- Job:
All of the material should be reproduced exactly, with pictures left out.

++++ Entries shown ++++

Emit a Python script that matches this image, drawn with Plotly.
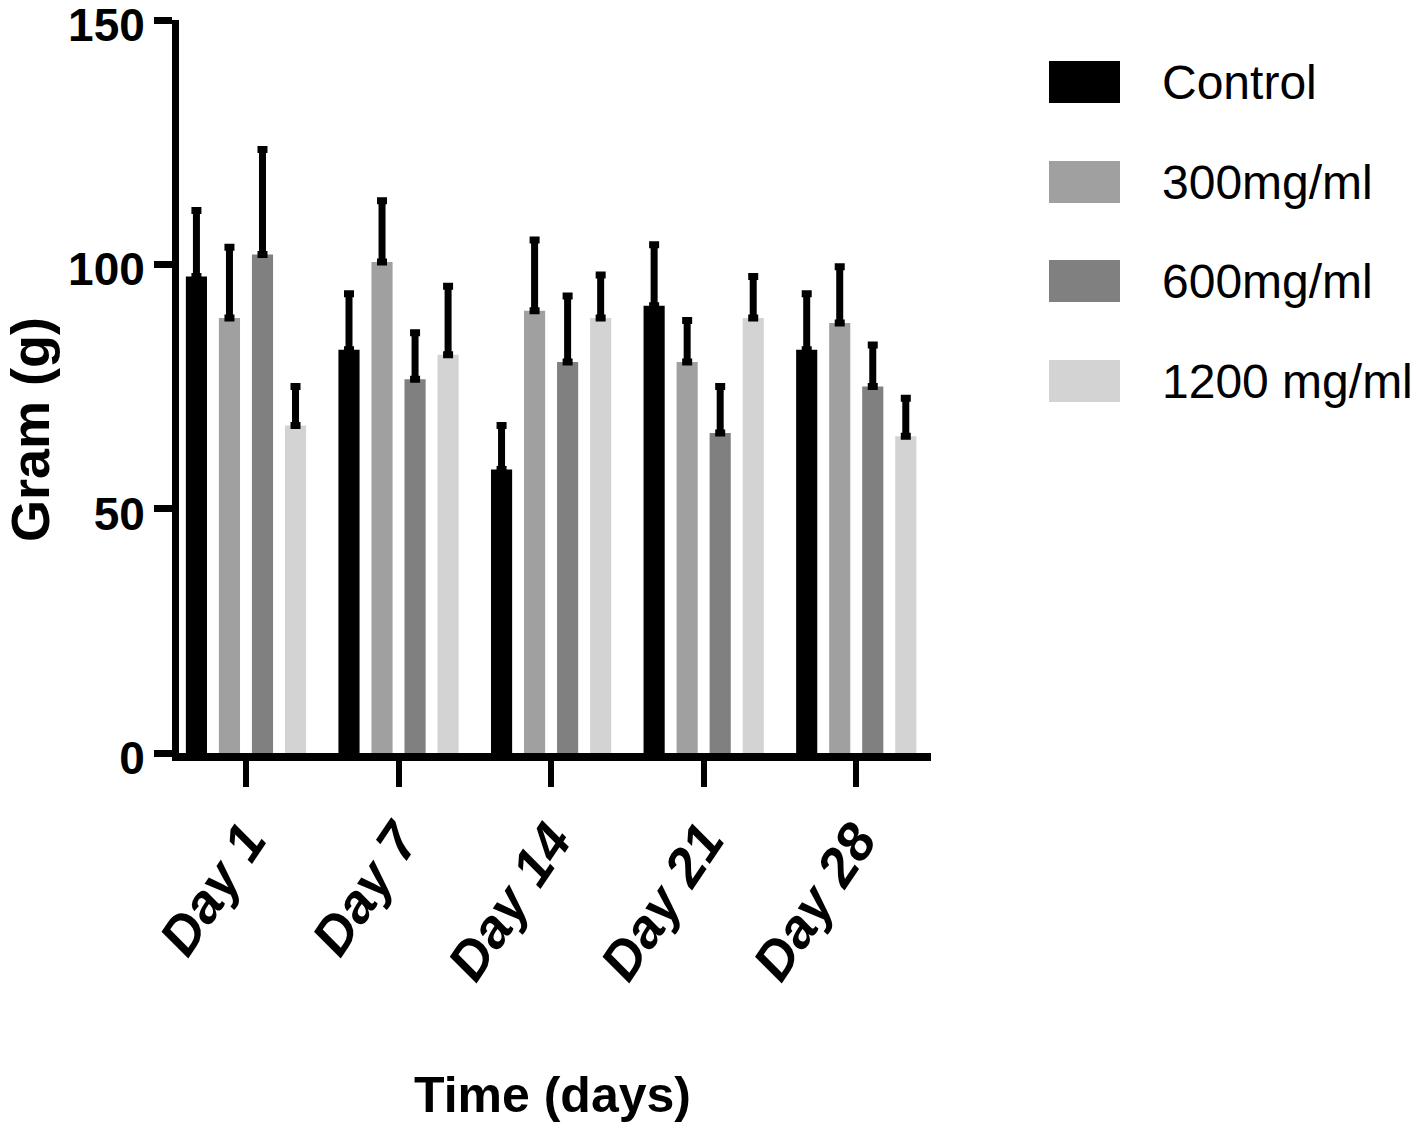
import plotly.graph_objects as go

# ---- data ----
days = ["Day 1", "Day 7", "Day 14", "Day 21", "Day 28"]
series_names = ["Control", "300mg/ml", "600mg/ml", "1200 mg/ml"]
control = [97.5, 82.5, 58.0, 91.5, 82.5]
mg300 = [89.0, 100.5, 90.5, 80.0, 88.0]
mg600 = [102.0, 76.5, 80.0, 65.5, 75.0]
mg1200 = [67.0, 81.5, 89.0, 89.0, 64.8]
control_err = [13.5, 11.5, 9.0, 12.5, 11.5]
mg300_err = [14.5, 12.5, 14.5, 8.5, 11.5]
mg600_err = [21.5, 9.5, 13.5, 9.5, 8.5]
mg1200_err = [8.0, 14.0, 8.8, 8.5, 7.8]
colors = ["#000000", "#a0a0a0", "#808080", "#d3d3d3"]
y_ticks = [0, 50, 100, 150]

W, H = 1418, 1138
L, R, T, B = 179, 487, 20, 385
PW, PH = W - L - R, H - T - B

FONT = "Liberation Sans, Arial, sans-serif"

fig = go.Figure()
vals = [control, mg300, mg600, mg1200]
errs = [control_err, mg300_err, mg600_err, mg1200_err]
for name, v, e, c in zip(series_names, vals, errs, colors):
    fig.add_trace(go.Bar(
        x=days, y=v, name=name,
        marker=dict(color=c, line=dict(width=0)),
        error_y=dict(type="data", array=e, arrayminus=[0] * len(e), symmetric=False,
                     color="black", thickness=7, width=5, visible=True),
        showlegend=False,
    ))

def px_to_paper(px, py):
    return (px - L) / PW, (H - B - py) / PH

# manual legend
legend_y = [82, 182, 281, 381]
for name, c, cy in zip(series_names, colors, legend_y):
    x0, y0 = px_to_paper(1049, cy - 21)
    x1, y1 = px_to_paper(1120, cy + 21)
    fig.add_shape(type="rect", xref="paper", yref="paper", x0=x0, x1=x1, y0=y1, y1=y0,
                  fillcolor=c, line=dict(width=0))
    tx, ty = px_to_paper(1160, cy)
    fig.add_annotation(xref="paper", yref="paper", x=tx, y=ty, text=name, showarrow=False,
                       xanchor="left", yanchor="middle",
                       font=dict(family=FONT, size=48, color="black"))

# axis titles
ax, ay = px_to_paper(30, 430)
fig.add_annotation(xref="paper", yref="paper", x=ax, y=ay, text="<b>Gram (g)</b>", showarrow=False,
                   textangle=-90, xanchor="center", yanchor="middle",
                   font=dict(family=FONT, size=54, color="black"))
bx, by = px_to_paper(552, 1095)
fig.add_annotation(xref="paper", yref="paper", x=bx, y=by, text="<b>Time (days)</b>", showarrow=False,
                   xanchor="center", yanchor="middle",
                   font=dict(family=FONT, size=50, color="black"))

fig.update_layout(
    width=W, height=H,
    margin=dict(l=L, r=R, t=T, b=B, pad=0, autoexpand=False),
    paper_bgcolor="white", plot_bgcolor="white",
    barmode="group", bargap=0.134, bargroupgap=0.36,
    showlegend=False,
)
fig.update_xaxes(
    range=[-0.439, 4.49], showgrid=False, zeroline=False, automargin=False,
    showline=True, linecolor="black", linewidth=8,
    ticks="outside", ticklen=26, tickwidth=6, tickcolor="black",
    tickangle=-56,
    tickfont=dict(family=FONT, size=54, color="black", weight="bold", style="italic"),
)
fig.update_yaxes(
    range=[0, 150], showgrid=False, zeroline=False, automargin=False,
    showline=True, linecolor="black", linewidth=7,
    ticks="outside", ticklen=18, tickwidth=7, tickcolor="black",
    tickvals=y_ticks, ticktext=[str(t) for t in y_ticks],
    ticklabeloverflow="allow", ticklabelshift=5,
    tickfont=dict(family=FONT, size=46, color="black", weight="bold"),
)

fig.write_html("out.html", config={"displayModeBar": False},
               post_script="document.body.style.margin='0';document.body.style.overflow='hidden';")
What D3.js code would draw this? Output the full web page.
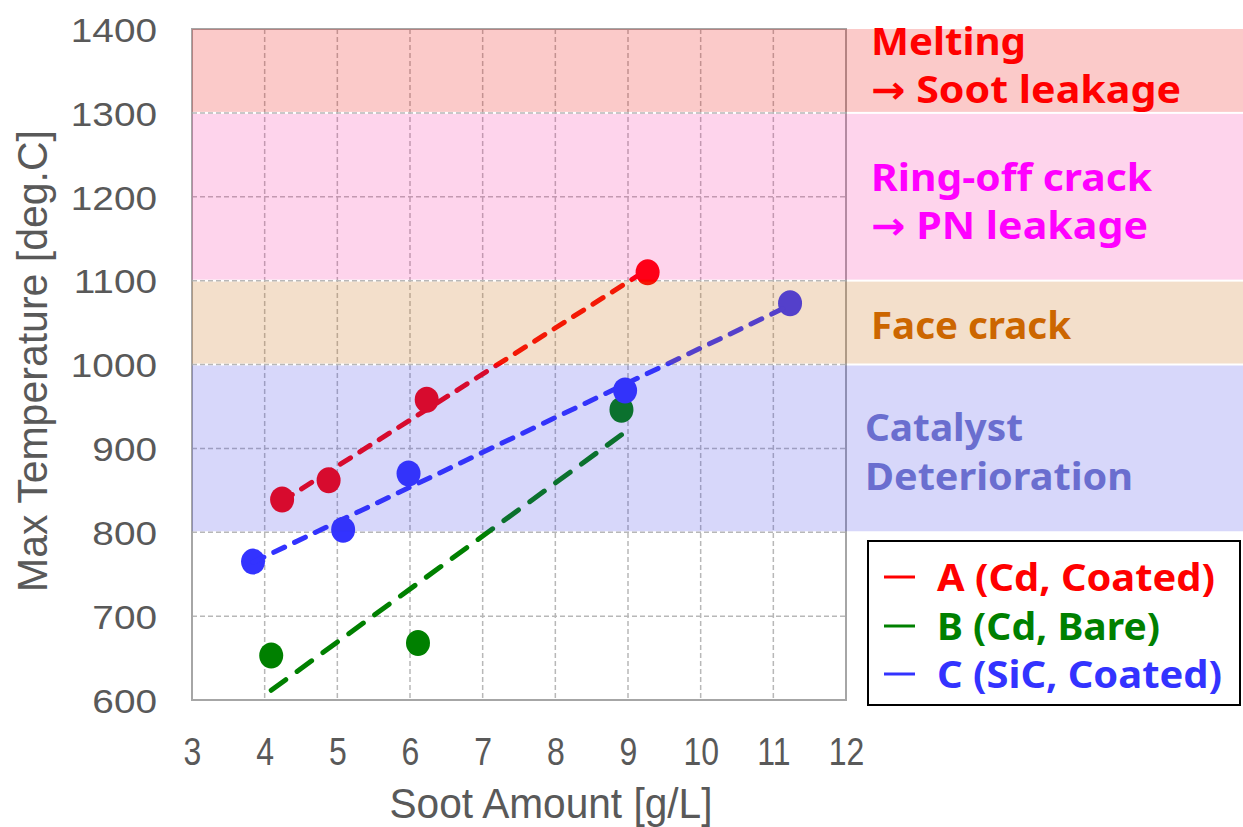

++++

- Full answer:
Emit a Python script that matches this image, drawn with Plotly.
import plotly.graph_objects as go

# ---- data ----
days = ["Day 1", "Day 7", "Day 14", "Day 21", "Day 28"]
series_names = ["Control", "300mg/ml", "600mg/ml", "1200 mg/ml"]
control = [97.5, 82.5, 58.0, 91.5, 82.5]
mg300 = [89.0, 100.5, 90.5, 80.0, 88.0]
mg600 = [102.0, 76.5, 80.0, 65.5, 75.0]
mg1200 = [67.0, 81.5, 89.0, 89.0, 64.8]
control_err = [13.5, 11.5, 9.0, 12.5, 11.5]
mg300_err = [14.5, 12.5, 14.5, 8.5, 11.5]
mg600_err = [21.5, 9.5, 13.5, 9.5, 8.5]
mg1200_err = [8.0, 14.0, 8.8, 8.5, 7.8]
colors = ["#000000", "#a0a0a0", "#808080", "#d3d3d3"]
y_ticks = [0, 50, 100, 150]

W, H = 1418, 1138
L, R, T, B = 179, 487, 20, 385
PW, PH = W - L - R, H - T - B

FONT = "Liberation Sans, Arial, sans-serif"

fig = go.Figure()
vals = [control, mg300, mg600, mg1200]
errs = [control_err, mg300_err, mg600_err, mg1200_err]
for name, v, e, c in zip(series_names, vals, errs, colors):
    fig.add_trace(go.Bar(
        x=days, y=v, name=name,
        marker=dict(color=c, line=dict(width=0)),
        error_y=dict(type="data", array=e, arrayminus=[0] * len(e), symmetric=False,
                     color="black", thickness=7, width=5, visible=True),
        showlegend=False,
    ))

def px_to_paper(px, py):
    return (px - L) / PW, (H - B - py) / PH

# manual legend
legend_y = [82, 182, 281, 381]
for name, c, cy in zip(series_names, colors, legend_y):
    x0, y0 = px_to_paper(1049, cy - 21)
    x1, y1 = px_to_paper(1120, cy + 21)
    fig.add_shape(type="rect", xref="paper", yref="paper", x0=x0, x1=x1, y0=y1, y1=y0,
                  fillcolor=c, line=dict(width=0))
    tx, ty = px_to_paper(1160, cy)
    fig.add_annotation(xref="paper", yref="paper", x=tx, y=ty, text=name, showarrow=False,
                       xanchor="left", yanchor="middle",
                       font=dict(family=FONT, size=48, color="black"))

# axis titles
ax, ay = px_to_paper(30, 430)
fig.add_annotation(xref="paper", yref="paper", x=ax, y=ay, text="<b>Gram (g)</b>", showarrow=False,
                   textangle=-90, xanchor="center", yanchor="middle",
                   font=dict(family=FONT, size=54, color="black"))
bx, by = px_to_paper(552, 1095)
fig.add_annotation(xref="paper", yref="paper", x=bx, y=by, text="<b>Time (days)</b>", showarrow=False,
                   xanchor="center", yanchor="middle",
                   font=dict(family=FONT, size=50, color="black"))

fig.update_layout(
    width=W, height=H,
    margin=dict(l=L, r=R, t=T, b=B, pad=0, autoexpand=False),
    paper_bgcolor="white", plot_bgcolor="white",
    barmode="group", bargap=0.134, bargroupgap=0.36,
    showlegend=False,
)
fig.update_xaxes(
    range=[-0.439, 4.49], showgrid=False, zeroline=False, automargin=False,
    showline=True, linecolor="black", linewidth=8,
    ticks="outside", ticklen=26, tickwidth=6, tickcolor="black",
    tickangle=-56,
    tickfont=dict(family=FONT, size=54, color="black", weight="bold", style="italic"),
)
fig.update_yaxes(
    range=[0, 150], showgrid=False, zeroline=False, automargin=False,
    showline=True, linecolor="black", linewidth=7,
    ticks="outside", ticklen=18, tickwidth=7, tickcolor="black",
    tickvals=y_ticks, ticktext=[str(t) for t in y_ticks],
    ticklabeloverflow="allow", ticklabelshift=5,
    tickfont=dict(family=FONT, size=46, color="black", weight="bold"),
)

fig.write_html("out.html", config={"displayModeBar": False},
               post_script="document.body.style.margin='0';document.body.style.overflow='hidden';")
What D3.js code would draw this? Output the full web page.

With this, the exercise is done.